I glared at him, the arched brow, the too-red mouth a half-moon of humor. “As you know, I won’t be the lead on your case. I’m twenty-seven and a fourth-year associate.”
“A soldata,” he murmured. “Not a capo.”
“Please do not link me even metaphorically to the mafia,” I asserted coldly. “I am a lawyer on the right side of the law.”
His lips twitched, his insolence grating on my nerves. “Yet you have no qualms about representing a man on the wrong side of it?”
“Normally, no. Though I usually stay as far away from organized crime as I can. But when my sister asks me to do something for her, I will move heaven and earth to do it. Even if it goes against my own moral judgment.”

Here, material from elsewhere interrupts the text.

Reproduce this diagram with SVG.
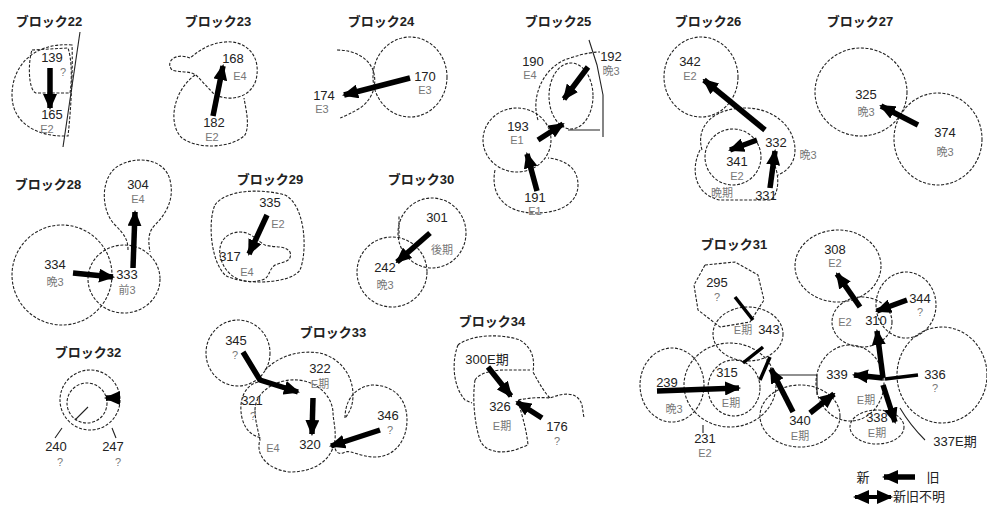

I watched his eyes dance and wondered at his ability to find joy in teasing me when he was in such a place and position. It made me want to shake him. Did he not understand that there were consequences for his actions?
Contrary to popular belief, being good-looking and rich was not a get-out-of-jail-free card.
“And do you think law and morality are one and the same, Elena?” The way he said my name was indecent, a long, slow blurring of vowels and a flick of his tongue over the consonant.
“‘Law is reason, free from passion,’” I quoted. Aristotle’s words had always resonated with me. Not just in my legal profession but throughout my life. If I could understand the reason for something, I diminished its power over my emotions, therefore freeing myself from it.
If I had a philosophy, it was that.
“Is it so cut and dry?” Dante argued as if we were bantering over an espresso in some piazza, enjoying a two-hour lunch in our mother country.
I hesitated, sensing a trap, but was distracted by this buzzing irritation I felt beneath my skin. “Usually.”
“The Scottsboro Boys Trial?” he countered immediately, rearing back slowly before coiling forward over the table. He was close enough I could smell him, something sharp and tangy like sun-warmed citrus. “Those boys incarcerated for years because they were black? Amanda Knox? The LA Times postulates that the rate of wrongful convictions is between two and ten percent. Yet you believe absolutely in the law?”
I spoke through the snarl of my twisted lips. “Do not be ridiculous. The law is practiced by humans who are never infallible. To hope for zero mistakes is foolish. You don’t strike me as the foolish type.”
Dante only quirked that thick right brow. “You see things in black and white,” he surmised, disappointment evident in his tone. He sank back in his seat like a deflated balloon, and bizarrely, I felt as if I’d failed some test.
He was wrong, but something about his demeanor made me want to confirm his worst beliefs about me. I had the bad habit of living up to people’s worst assumptions and cutting off my nose to spite my face, just because my feelings were hurt that they would think so little of me.
My therapist called it a “self-fulfilling prophecy.”
I called it survival instinct.
So I only tipped my chin haughtily and looked down my nose. “I suppose you don’t.”
“Black and white and red,” he said with a wink.
“Mr. Salvatore,” I huffed. “You can’t be so unfazed as you seem. This is a privileged meeting, so you don’t have to play the innocent with me, and honestly, I would prefer bluntness. If you can manage it.”